Cows and cattle, which the Keeners sell for beef, are a particularly sensitive subject in agriculture. They consume vastly more food energy than would be needed if we simply consumed the plant nutrition directly, and their burbs are a substantial global source of methane. The big-time beef business, the domain of multinational corporate giants, is among the most highly industrialized parts of food production. The world would be better off if we consumed far less of it for a plant-based diets and meat substitutes.
But beef is the oil of agriculture. It’s not going away anytime soon. It’s too woven into the lives and livelihoods of too many people, a defining part of our identities for now. As with oil, consumption should drop steadily over time, the faster the better but recognizing it won’t happen overnight. Meanwhile, we have to mitigate fallout from its continued use, from methane emissions to deforestation.
Kelsey Keener, 36, was raised on the farm and now runs it. He’s embraced the regenerative ethos. When we were visiting Sequatchie Cove, Kelsey was in Northern California to learn more about regenerative chicken raising practices. You can read about it in his dispatch from the trip here.
He’s expanding Sequatchie’s egg business, with the farm’s 5,000 or so hens already laying some 3,600 eggs each day. They go out to retailers and restaurants as far away as Nashville. Kelsey, also known to wax philosophical, he does his bit on social media at Sequatchie Cove on Instagram and other platforms.

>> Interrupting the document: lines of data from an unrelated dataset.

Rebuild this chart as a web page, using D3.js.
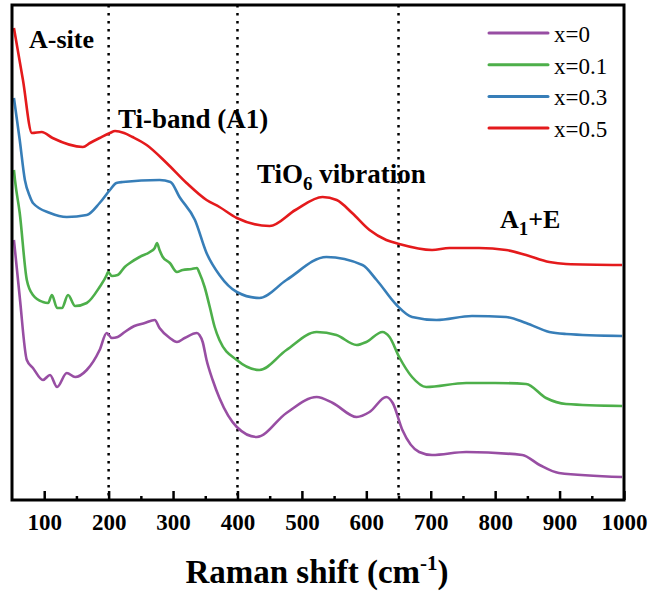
<!DOCTYPE html>
<html><head><meta charset="utf-8">
<script src="https://cdn.jsdelivr.net/npm/d3@7"></script>
<style>body{margin:0;background:#fff}svg{display:block}
text{font-family:"Liberation Serif","Times New Roman",Times,"DejaVu Serif",serif;}
</style>
</head><body>
<svg id="c" width="650" height="594"></svg>
<script>
// Data: Raman shift (cm-1) and intensity (a.u., offset stacked)
const wn0 = [53,62,73,82.5,98,109,120,135,148,166,186,197,205,214,225,240,256,271.6,279,295,306,318,337,341,346,352,361.5,372,399,430,476,523,548,585,605,631,641,656,682,702,755,842,869,899,997];
const int0 = [260,203,140,132,120,125,113,127,123,130,150,167,162,163,168,174,177,180,172,162,158,162,167,165,158,140,120,102,73,63,87,103,97,83,88,103,97,70,48,45,48,45,35,27,23];
const wn1 = [53,54.6,62,73,82.5,98,106,112,120,127.5,137,148,166,186,197,199,205,214,225,233,248,264,271.6,275,279,284,295,306,315,329,337,341,349,357,364.6,372,399,434,476,523,553.6,585,600,625,636,651,671,693,755,800,848,879,910,997];
const int1 = [330,320,287,220,205,198,197,205,192,192,205,194,197,213,225,228,224,225,233,237,243,248,252,257,250,243,237,228,230,231,232,227,213,193,173,160,140,130,150,168,165,155,158,168,163,143,123,113,117,117,116,102,96,94];
const wn3 = [53,62,70,78,82.5,109,135,166,186,202,212,222,279,296,310,334,352,372,399,434,476,538,594,616,647,671,709,764,817,848,884,910,997];
const int3 = [402,360,320,303,297,287,283,285,297,310,317,318,320,318,303,280,247,225,208,202,220,243,235,220,195,183,180,184,183,177,168,166,164];
const wn5 = [53,67,81,96,113,160,171,186,202,210,224,237,259,290,321,352,372,399,450,490,532,554,578,605,631,651,702,729,775,817,848,884,910,997];
const int5 = [472,420,367,368,362,353,357,362,367,369,367,363,355,337,317,300,293,282,274,290,303,300,287,270,260,256,250,252,252,250,245,238,236,235];

const seriesNames = ["x=0","x=0.1","x=0.3","x=0.5"];
const seriesColors = ["#984ea3","#4daf4a","#377eb8","#e41a1c"];
const xTicks = [100,200,300,400,500,600,700,800,900,1000];
const xMinorTicks = [150,250,350,450,550,650,750,850,950];
const markerLines = [200,400,650];

const series = [
  {name: seriesNames[0], color: seriesColors[0], wn: wn0, v: int0},
  {name: seriesNames[1], color: seriesColors[1], wn: wn1, v: int1},
  {name: seriesNames[2], color: seriesColors[2], wn: wn3, v: int3},
  {name: seriesNames[3], color: seriesColors[3], wn: wn5, v: int5}
];

const FONT = '"Liberation Serif","Times New Roman",Times,"DejaVu Serif",serif';
const svg = d3.select("#c");
const L = 12, T = 5, R = 624, B = 500;
const x = d3.scaleLinear().domain([50,1000]).range([L,R]);
const y = d3.scaleLinear().domain([0,495]).range([B,T]);

// dotted marker lines
svg.selectAll("line.mk").data(markerLines).join("line")
  .attr("x1", d=>x(d)).attr("x2", d=>x(d)).attr("y1", T).attr("y2", B)
  .attr("stroke","#000").attr("stroke-width",2.5).attr("stroke-dasharray","2.5,5.5");

// curves
const line = d3.line().x(d=>x(d[0])).y(d=>y(d[1])).curve(d3.curveMonotoneX);
svg.selectAll("path.s").data(series).join("path")
  .attr("fill","none").attr("stroke",d=>d.color).attr("stroke-width",2.6)
  .attr("stroke-linejoin","round")
  .attr("d", d=>line(d.wn.map((w,i)=>[w,d.v[i]])));

// axes
const ax = svg.append("g").attr("transform",`translate(0,${B})`)
  .call(d3.axisBottom(x).tickValues(xTicks).tickSize(-9).tickPadding(14).tickFormat(d3.format("d")));
ax.attr("font-family",null).attr("font-size",null);
ax.select(".domain").remove();
ax.selectAll(".tick line").attr("stroke-width",2.5);
ax.selectAll(".tick text").style("font-family",FONT).attr("font-weight","bold").attr("font-size",23).attr("fill","#000");
const axm = svg.append("g").attr("transform",`translate(0,${B})`)
  .call(d3.axisBottom(x).tickValues(xMinorTicks).tickSize(-4).tickFormat(""));
axm.select(".domain").remove();
axm.selectAll(".tick line").attr("stroke-width",2.5);

// frame
svg.append("rect").attr("x",L).attr("y",T).attr("width",R-L).attr("height",B-T)
  .attr("fill","none").attr("stroke","#000").attr("stroke-width",3);

// axis title
const tt = svg.append("text").attr("x",317).attr("y",583).attr("text-anchor","middle")
  .style("font-family",FONT).attr("font-weight","bold").attr("font-size",33);
tt.append("tspan").text("Raman shift (cm");
tt.append("tspan").attr("dy",-13).attr("font-size",21).text("-1");
tt.append("tspan").attr("dy",13).text(")");

// annotations
const ann = (tx,ty,fs) => svg.append("text").attr("x",tx).attr("y",ty)
  .style("font-family",FONT).attr("font-weight","bold").attr("font-size",fs).attr("fill","#000");
ann(29,48,26).text("A-site");
ann(118,128,27).text("Ti-band (A1)");
const t6 = ann(257,183,27);
t6.append("tspan").text("TiO");
t6.append("tspan").attr("dy",7).attr("font-size",19).text("6");
t6.append("tspan").attr("dy",-7).text(" vibration");
const ae = ann(500,228,26);
ae.append("tspan").text("A");
ae.append("tspan").attr("dy",7).attr("font-size",19).text("1");
ae.append("tspan").attr("dy",-7).text("+E");

// legend
const lg = svg.append("g");
series.forEach((s,i)=>{
  const ly = 33 + i*31.7;
  lg.append("line").attr("x1",489).attr("x2",548).attr("y1",ly).attr("y2",ly)
    .attr("stroke",s.color).attr("stroke-width",3).attr("stroke-linecap","round");
  lg.append("text").attr("x",554).attr("y",ly+9).text(s.name)
    .style("font-family",FONT).attr("font-size",23).attr("fill","#000");
});
</script>
</body></html>
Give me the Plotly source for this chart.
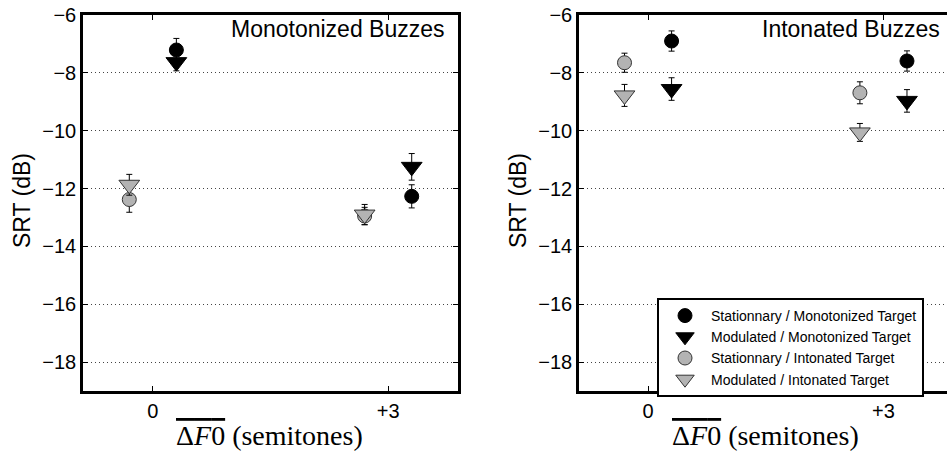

But he, too, is blunt about the challenge ahead with food:
"This factory-mindset, this industrialized factory-mindset, tries to cram nature into that model," he told the digital publication Food as a Verb in this interesting profile of the farm. "We’re sacrificing really our entire planet ... The true cost of this food is the toll on our environment and planet. The toll on these horrifying conditions that animals are raised in. The toll on humans."